***** TASK INPUT

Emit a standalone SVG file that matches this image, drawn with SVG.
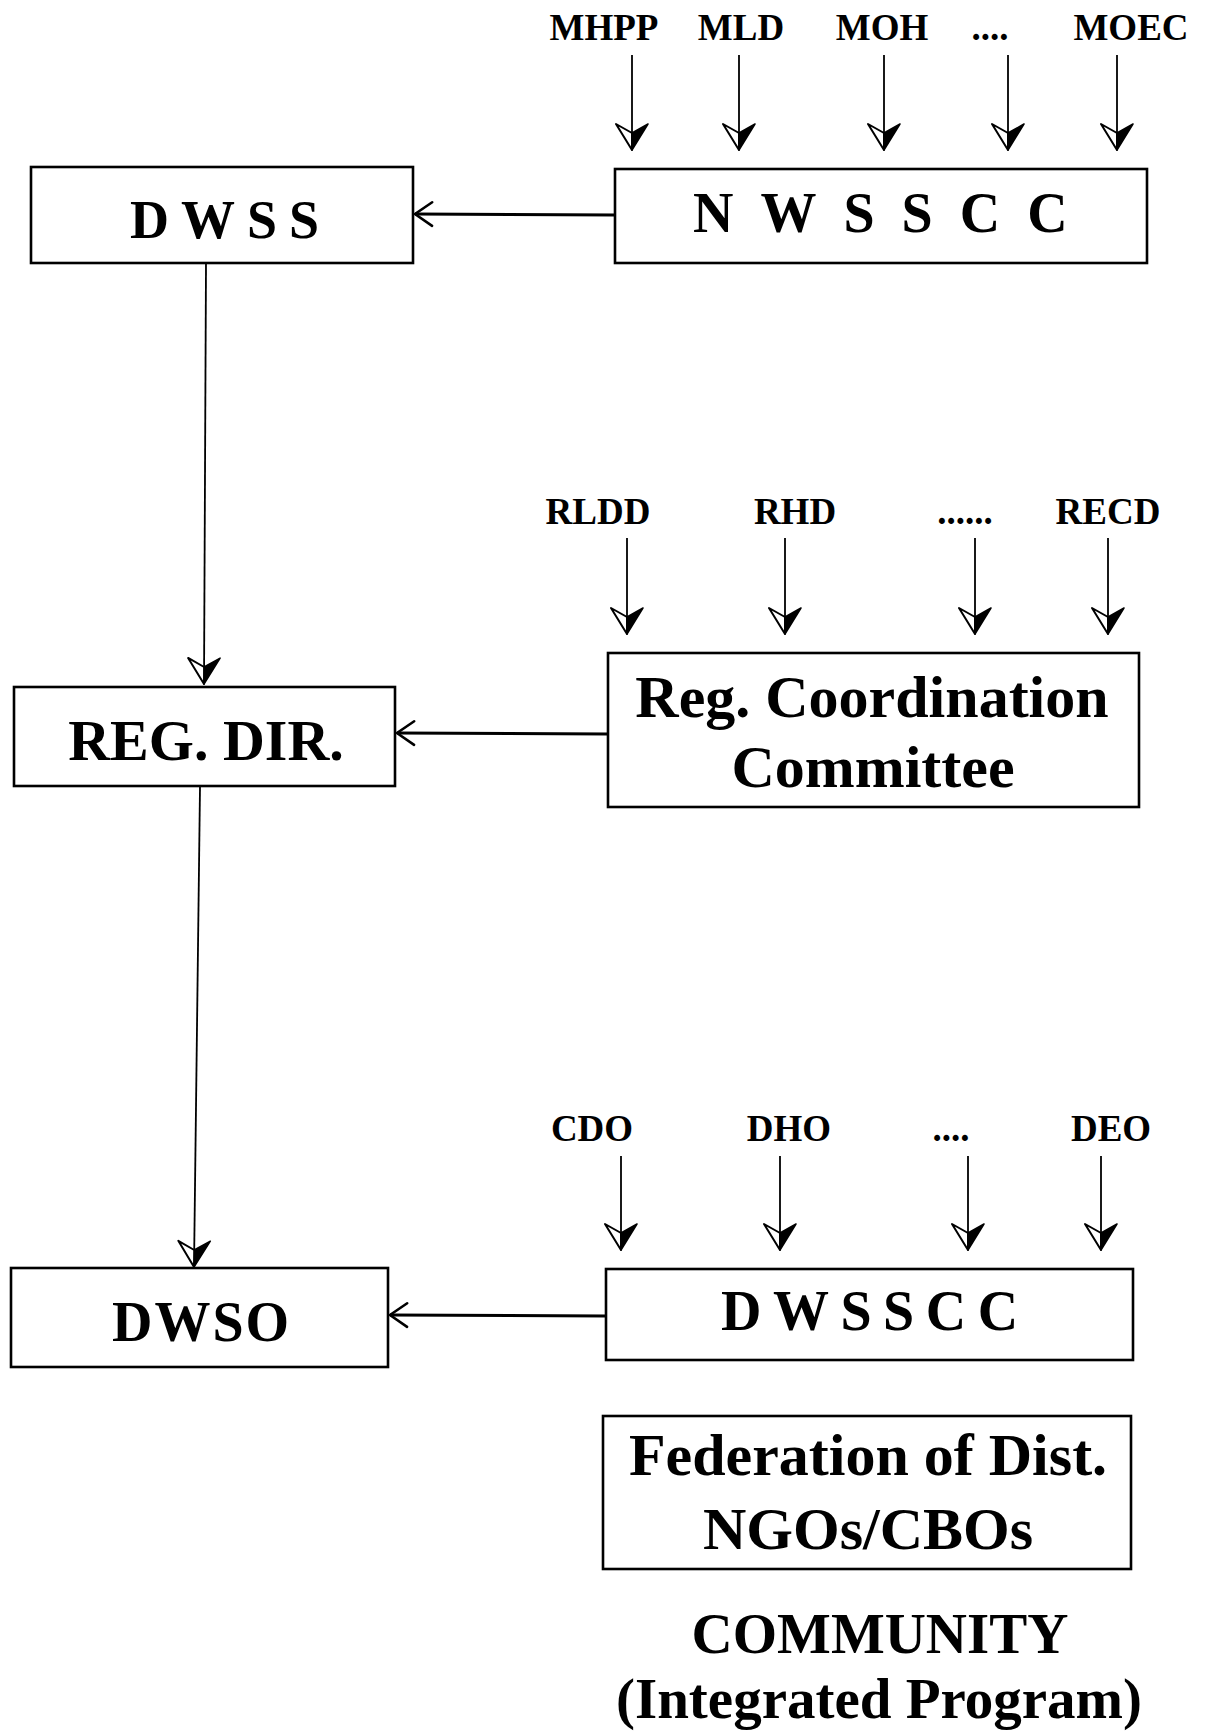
<svg xmlns="http://www.w3.org/2000/svg" xmlns:xlink="http://www.w3.org/1999/xlink" width="1208" height="1733" viewBox="0 0 1208 1733">
<style>
  text { font-family: "Liberation Serif", "Times New Roman", serif; font-weight: bold; fill: #000; }
  .box { fill: #fff; stroke: #000; stroke-width: 2.6; }
  .lbl { font-size: 37px; text-anchor: middle; }
  .big { font-size: 60px; text-anchor: middle; }
  .con { stroke: #000; stroke-width: 1.8; fill: none; }
  .hcon { stroke: #000; stroke-width: 3; fill: none; }
</style>
<defs>
  <marker id="down" markerUnits="userSpaceOnUse" orient="auto" markerWidth="40" markerHeight="40" refX="0" refY="0" viewBox="-30 -20 34 40" overflow="visible">
    <path d="M0,0 L-26,-16 L-17,0 Z" fill="#000" stroke="#000" stroke-width="1.5" stroke-linejoin="round"/>
    <path d="M0,0 L-17,0 L-26,16 Z" fill="#fff" stroke="#000" stroke-width="2" stroke-linejoin="round"/>
  </marker>
  <marker id="open" markerUnits="userSpaceOnUse" orient="auto" markerWidth="30" markerHeight="30" refX="0" refY="0" viewBox="-20 -14 24 28" overflow="visible">
    <path d="M-16,-11 L0,0 L-16,11" fill="none" stroke="#000" stroke-width="2.4" stroke-linecap="round"/>
  </marker>
</defs>

<g id="connectors">
  <!-- ministry inputs to NWSSCC -->
  <line class="con" x1="632" y1="55" x2="632" y2="150" marker-end="url(#down)"/>
  <line class="con" x1="739" y1="55" x2="739" y2="150" marker-end="url(#down)"/>
  <line class="con" x1="884" y1="55" x2="884" y2="150" marker-end="url(#down)"/>
  <line class="con" x1="1008" y1="55" x2="1008" y2="150" marker-end="url(#down)"/>
  <line class="con" x1="1117" y1="55" x2="1117" y2="150" marker-end="url(#down)"/>
  <!-- regional inputs -->
  <line class="con" x1="627" y1="538" x2="627" y2="634" marker-end="url(#down)"/>
  <line class="con" x1="785" y1="538" x2="785" y2="634" marker-end="url(#down)"/>
  <line class="con" x1="975" y1="538" x2="975" y2="634" marker-end="url(#down)"/>
  <line class="con" x1="1108" y1="538" x2="1108" y2="634" marker-end="url(#down)"/>
  <!-- district inputs -->
  <line class="con" x1="621" y1="1156" x2="621" y2="1250" marker-end="url(#down)"/>
  <line class="con" x1="780" y1="1156" x2="780" y2="1250" marker-end="url(#down)"/>
  <line class="con" x1="968" y1="1156" x2="968" y2="1250" marker-end="url(#down)"/>
  <line class="con" x1="1101" y1="1156" x2="1101" y2="1250" marker-end="url(#down)"/>
  <!-- vertical hierarchy -->
  <line class="con" x1="206" y1="264" x2="204" y2="684" marker-end="url(#down)"/>
  <line class="con" x1="200" y1="787" x2="194" y2="1267" marker-end="url(#down)"/>
  <!-- horizontal links -->
  <line class="hcon" x1="615" y1="215" x2="415" y2="214" marker-end="url(#open)"/>
  <line class="hcon" x1="608" y1="734" x2="397" y2="733" marker-end="url(#open)"/>
  <line class="hcon" x1="606" y1="1316" x2="390" y2="1315" marker-end="url(#open)"/>
</g>

<g id="labels-national">
  <text class="lbl" x="604" y="40">MHPP</text>
  <text class="lbl" x="741" y="40">MLD</text>
  <text class="lbl" x="882" y="40">MOH</text>
  <text class="lbl" x="990" y="40">....</text>
  <text class="lbl" x="1131" y="40">MOEC</text>
</g>
<g id="labels-regional">
  <text class="lbl" x="598" y="524">RLDD</text>
  <text class="lbl" x="795" y="524">RHD</text>
  <text class="lbl" x="965" y="524">......</text>
  <text class="lbl" x="1108" y="524">RECD</text>
</g>
<g id="labels-district">
  <text class="lbl" x="592" y="1141">CDO</text>
  <text class="lbl" x="789" y="1141">DHO</text>
  <text class="lbl" x="951" y="1141">....</text>
  <text class="lbl" x="1111" y="1141">DEO</text>
</g>

<g id="dwss">
  <rect class="box" x="31" y="167" width="382" height="96"/>
  <text x="130" y="238" style="font-size:54px; letter-spacing:12px">DWSS</text>
</g>
<g id="nwsscc">
  <rect class="box" x="615" y="169" width="532" height="94"/>
  <text x="693" y="232" style="font-size:56px; letter-spacing:27px">NWSSCC</text>
</g>
<g id="regdir">
  <rect class="box" x="14" y="687" width="381" height="99"/>
  <text x="206" y="760" style="font-size:58px; text-anchor:middle">REG. DIR.</text>
</g>
<g id="regcoord">
  <rect class="box" x="608" y="653" width="531" height="154"/>
  <text class="big" x="872" y="717">Reg. Coordination</text>
  <text class="big" x="873" y="787">Committee</text>
</g>
<g id="dwso">
  <rect class="box" x="11" y="1268" width="377" height="99"/>
  <text x="112" y="1341" style="font-size:56px; letter-spacing:2px">DWSO</text>
</g>
<g id="dwsscc">
  <rect class="box" x="606" y="1269" width="527" height="91"/>
  <text x="721" y="1330" style="font-size:56px; letter-spacing:11.5px">DWSSCC</text>
</g>
<g id="federation">
  <rect class="box" x="603" y="1416" width="528" height="153"/>
  <text class="big" x="868" y="1475">Federation of Dist.</text>
  <text class="big" x="868" y="1549">NGOs/CBOs</text>
</g>
<g id="community">
  <text x="880" y="1653" style="font-size:57px; text-anchor:middle">COMMUNITY</text>
  <text x="879" y="1718" style="font-size:57px; text-anchor:middle">(Integrated Program)</text>
</g>
</svg>
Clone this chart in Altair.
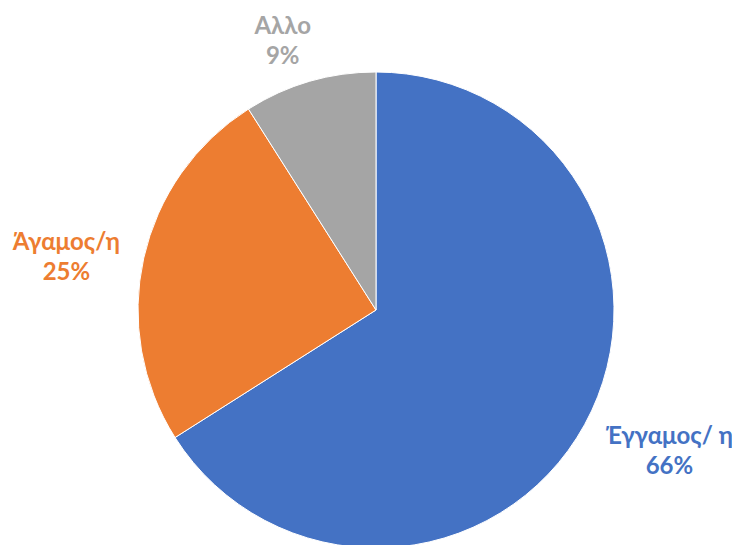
import altair as alt
import pandas as pd
import math

categories = ["Έγγαμος/ η", "Άγαμος/η", "Αλλο"]
values = [66, 25, 9]
colors = ["#4472C4", "#ED7D31", "#A5A5A5"]

df = pd.DataFrame({"cat": categories, "val": values, "order": [0, 1, 2]})
df["label"] = [f"{c}\n{v}%" for c, v in zip(categories, values)]

color = alt.Color("cat:N", scale=alt.Scale(domain=categories, range=colors), legend=None)

pie = alt.Chart(df).mark_arc(stroke="white", strokeWidth=1).encode(
    theta=alt.Theta("val:Q", stack=True),
    order=alt.Order("order:Q"),
    color=color,
    x=alt.value(376), y=alt.value(310), radius=alt.value(238),
)

shift = 0.052
text = alt.Chart(df).transform_window(
    cum="sum(val)", sort=[alt.SortField("order")]
).transform_calculate(
    mid="datum.cum - datum.val / 2",
    r="datum.cat == 'Αλλο' ? 284 : (datum.cat == 'Άγαμος/η' ? 314 : 326)",
).mark_text(
    font="Lato", fontSize=24, fontWeight="bold", lineBreak="\n", lineHeight=30,
    align="center", baseline="middle", dy=-15
).encode(
    theta=alt.Theta("mid:Q", stack=False,
                    scale=alt.Scale(domain=[0, 100], range=[-shift, 2 * math.pi - shift])),
    color=color,
    x=alt.value(376), y=alt.value(310),
    radius=alt.Radius("r:Q", scale=None),
    text="label:N",
)

chart = alt.layer(pie, text).resolve_scale(theta="independent").properties(
    width=732, height=545, autosize=alt.AutoSizeParams(type="none"), padding=0
).configure_view(stroke=None)

chart.save("out.html", embed_options={"renderer": "svg", "actions": False})
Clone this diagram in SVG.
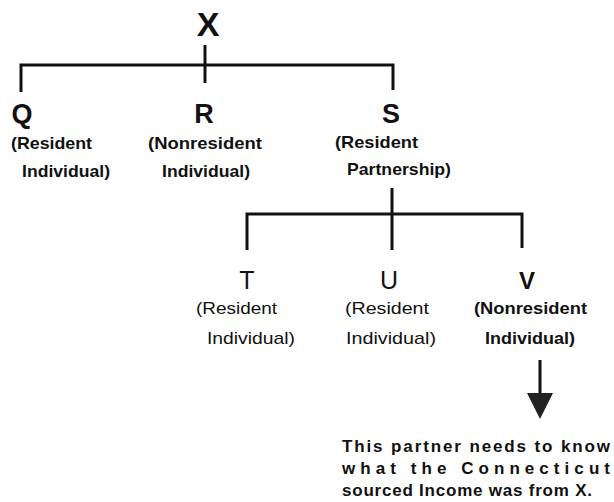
<svg xmlns="http://www.w3.org/2000/svg" width="614" height="502" viewBox="0 0 614 502">
<style>
.ln{stroke:#111;stroke-width:3;fill:none;stroke-linecap:butt}
.big{font-family:"Liberation Sans",Arial,sans-serif;font-weight:bold;fill:#111;text-anchor:middle}
.bigr{font-family:"Liberation Sans",Arial,sans-serif;font-weight:normal;fill:#111;text-anchor:middle}
.lb{font-family:"Liberation Sans",Arial,sans-serif;font-weight:bold;font-size:17px;fill:#111}
.lr{font-family:"Liberation Sans",Arial,sans-serif;font-weight:normal;font-size:17px;fill:#111}
.nt{font-family:"Liberation Sans",Arial,sans-serif;font-weight:bold;font-size:17px;fill:#111}
</style>
<rect width="614" height="502" fill="#fff"/>
<g id="connectors">
<path class="ln" d="M205 45 V83"/>
<path class="ln" d="M21 92 V65 H393 V90"/>
<path class="ln" d="M392 188 V250"/>
<path class="ln" d="M247 250 V214 H522 V248"/>
<path class="ln" d="M540 360 V394"/>
<polygon points="527,393 553,393 540,419" fill="#222"/>
</g>
<g id="X"><text class="big" x="208" y="36" font-size="34">X</text></g>
<g id="Q">
<text class="big" x="22" y="123" font-size="27">Q</text>
<text class="lb" x="11" y="149" textLength="81" lengthAdjust="spacingAndGlyphs">(Resident</text>
<text class="lb" x="22" y="177" textLength="88" lengthAdjust="spacingAndGlyphs">Individual)</text>
</g>
<g id="R">
<text class="big" x="204" y="123" font-size="27">R</text>
<text class="lb" x="148" y="149" textLength="114" lengthAdjust="spacingAndGlyphs">(Nonresident</text>
<text class="lb" x="162" y="177" textLength="88" lengthAdjust="spacingAndGlyphs">Individual)</text>
</g>
<g id="S">
<text class="big" x="391" y="123" font-size="27">S</text>
<text class="lb" x="335" y="148" textLength="83" lengthAdjust="spacingAndGlyphs">(Resident</text>
<text class="lb" x="347" y="175" textLength="104" lengthAdjust="spacingAndGlyphs">Partnership)</text>
</g>
<g id="T">
<text class="bigr" x="247" y="289" font-size="25">T</text>
<text class="lr" x="196" y="314" textLength="81" lengthAdjust="spacingAndGlyphs">(Resident</text>
<text class="lr" x="207" y="344" textLength="88" lengthAdjust="spacingAndGlyphs">Individual)</text>
</g>
<g id="U">
<text class="bigr" x="389" y="289" font-size="25">U</text>
<text class="lr" x="345" y="314" textLength="84" lengthAdjust="spacingAndGlyphs">(Resident</text>
<text class="lr" x="346" y="344" textLength="90" lengthAdjust="spacingAndGlyphs">Individual)</text>
</g>
<g id="V">
<text class="big" x="527" y="289" font-size="24">V</text>
<text class="lb" x="474" y="314" textLength="113" lengthAdjust="spacingAndGlyphs">(Nonresident</text>
<text class="lb" x="485" y="344" textLength="90" lengthAdjust="spacingAndGlyphs">Individual)</text>
</g>
<g id="note">
<text class="nt" x="342" y="452" textLength="268" lengthAdjust="spacing">This partner needs to know</text>
<text class="nt" x="342" y="474" textLength="268" lengthAdjust="spacing">what the Connecticut</text>
<text class="nt" x="342" y="496" textLength="250" lengthAdjust="spacing">sourced Income was from X.</text>
</g>
</svg>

**********

--- INSTRUCTIONS FOR THE TASK ---
Search the data above for lines holding "Clone" and copy each of them.

--- THE COMPLETED TASK ---
Clone this chart in Altair.
Clone this diagram in SVG.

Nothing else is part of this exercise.